*Required work*. Report how many lines contain the word "that", with no other text.

*Stored rows*.
▼

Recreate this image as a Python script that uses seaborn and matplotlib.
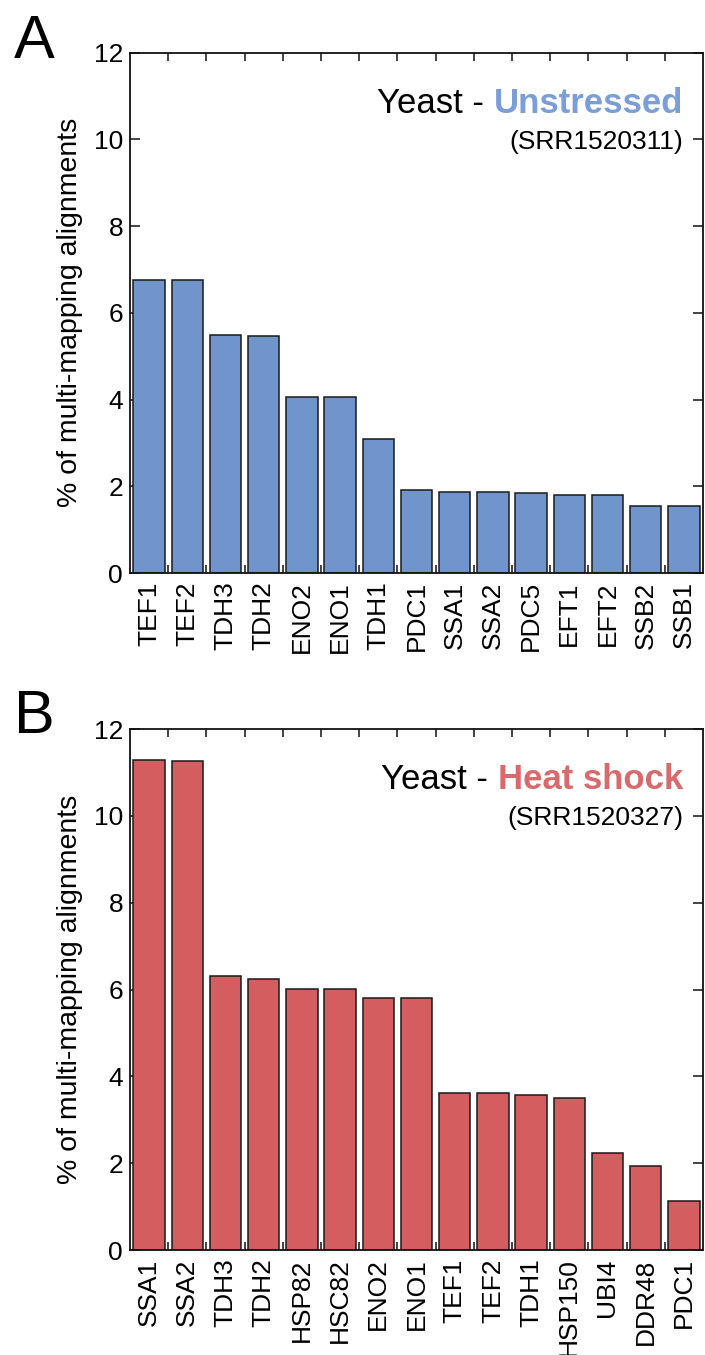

▲
▼

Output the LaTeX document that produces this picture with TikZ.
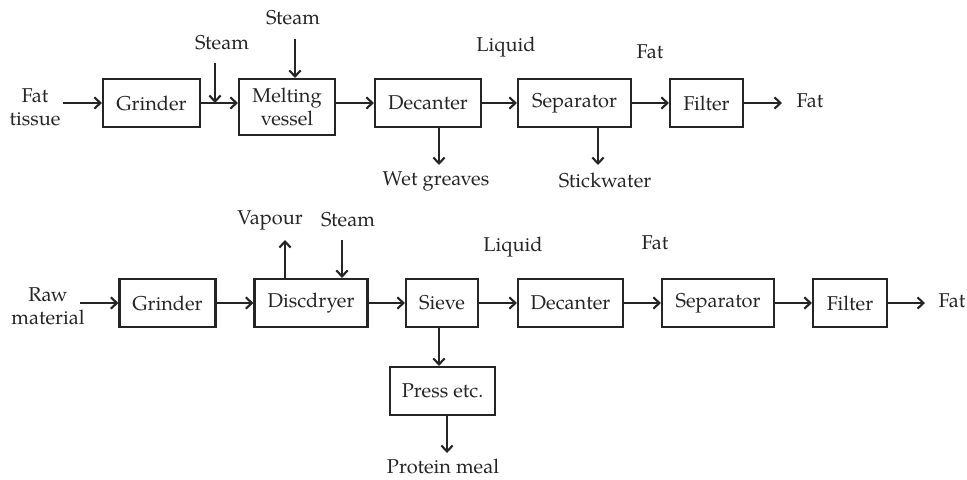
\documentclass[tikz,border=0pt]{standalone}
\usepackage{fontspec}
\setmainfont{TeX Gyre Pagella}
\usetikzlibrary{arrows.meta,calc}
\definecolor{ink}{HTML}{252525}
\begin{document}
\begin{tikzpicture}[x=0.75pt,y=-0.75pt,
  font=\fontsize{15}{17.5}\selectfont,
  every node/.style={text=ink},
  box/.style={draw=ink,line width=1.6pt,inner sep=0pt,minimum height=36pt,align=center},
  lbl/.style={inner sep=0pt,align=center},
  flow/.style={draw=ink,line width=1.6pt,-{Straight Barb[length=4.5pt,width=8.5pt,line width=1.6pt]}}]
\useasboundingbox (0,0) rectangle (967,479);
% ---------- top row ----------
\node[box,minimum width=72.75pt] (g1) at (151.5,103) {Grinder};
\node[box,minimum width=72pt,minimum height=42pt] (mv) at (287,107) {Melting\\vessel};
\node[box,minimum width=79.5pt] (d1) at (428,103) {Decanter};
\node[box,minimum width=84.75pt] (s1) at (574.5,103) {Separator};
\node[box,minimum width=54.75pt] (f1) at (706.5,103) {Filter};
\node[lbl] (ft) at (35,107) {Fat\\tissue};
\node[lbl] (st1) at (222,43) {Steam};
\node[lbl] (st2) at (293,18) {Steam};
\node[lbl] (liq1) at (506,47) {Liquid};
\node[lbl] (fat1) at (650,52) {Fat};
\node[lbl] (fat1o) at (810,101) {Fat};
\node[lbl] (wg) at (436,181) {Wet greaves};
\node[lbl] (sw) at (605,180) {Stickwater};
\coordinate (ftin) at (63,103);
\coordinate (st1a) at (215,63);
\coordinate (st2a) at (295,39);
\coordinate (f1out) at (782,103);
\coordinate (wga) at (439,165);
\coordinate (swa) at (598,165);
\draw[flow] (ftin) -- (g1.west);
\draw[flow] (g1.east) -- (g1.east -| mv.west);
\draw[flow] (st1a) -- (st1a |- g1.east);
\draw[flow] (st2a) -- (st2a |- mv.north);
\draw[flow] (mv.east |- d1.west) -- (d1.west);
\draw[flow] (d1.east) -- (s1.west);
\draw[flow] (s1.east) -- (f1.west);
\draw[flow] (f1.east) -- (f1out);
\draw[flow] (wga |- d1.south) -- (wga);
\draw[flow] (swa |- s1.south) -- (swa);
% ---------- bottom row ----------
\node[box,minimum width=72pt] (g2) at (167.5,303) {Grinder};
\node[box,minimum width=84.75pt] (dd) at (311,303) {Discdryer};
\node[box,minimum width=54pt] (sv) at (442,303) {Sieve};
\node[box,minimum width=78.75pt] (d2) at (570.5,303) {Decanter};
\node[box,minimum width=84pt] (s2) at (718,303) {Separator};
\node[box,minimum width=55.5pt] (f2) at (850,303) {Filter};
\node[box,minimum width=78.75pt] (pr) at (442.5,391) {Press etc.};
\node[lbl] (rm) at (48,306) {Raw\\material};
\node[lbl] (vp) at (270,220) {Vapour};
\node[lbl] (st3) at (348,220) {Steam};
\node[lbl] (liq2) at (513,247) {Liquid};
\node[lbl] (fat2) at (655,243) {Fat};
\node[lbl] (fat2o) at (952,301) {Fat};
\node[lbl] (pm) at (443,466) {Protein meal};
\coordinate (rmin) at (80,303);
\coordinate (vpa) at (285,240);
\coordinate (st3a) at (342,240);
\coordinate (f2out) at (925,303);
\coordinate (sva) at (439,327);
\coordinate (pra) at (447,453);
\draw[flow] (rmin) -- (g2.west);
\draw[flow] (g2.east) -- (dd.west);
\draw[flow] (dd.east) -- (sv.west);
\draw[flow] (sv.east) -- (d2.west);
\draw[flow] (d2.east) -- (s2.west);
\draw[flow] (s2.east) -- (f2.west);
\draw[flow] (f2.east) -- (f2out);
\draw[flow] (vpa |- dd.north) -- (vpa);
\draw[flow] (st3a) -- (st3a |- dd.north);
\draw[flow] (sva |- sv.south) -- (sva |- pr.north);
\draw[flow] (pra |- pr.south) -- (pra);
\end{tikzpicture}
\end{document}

▲
▼

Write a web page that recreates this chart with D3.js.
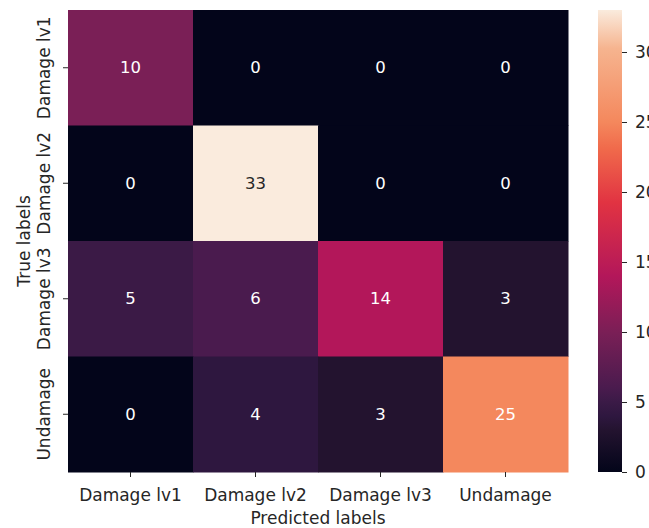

▲

*Solved problem*. 3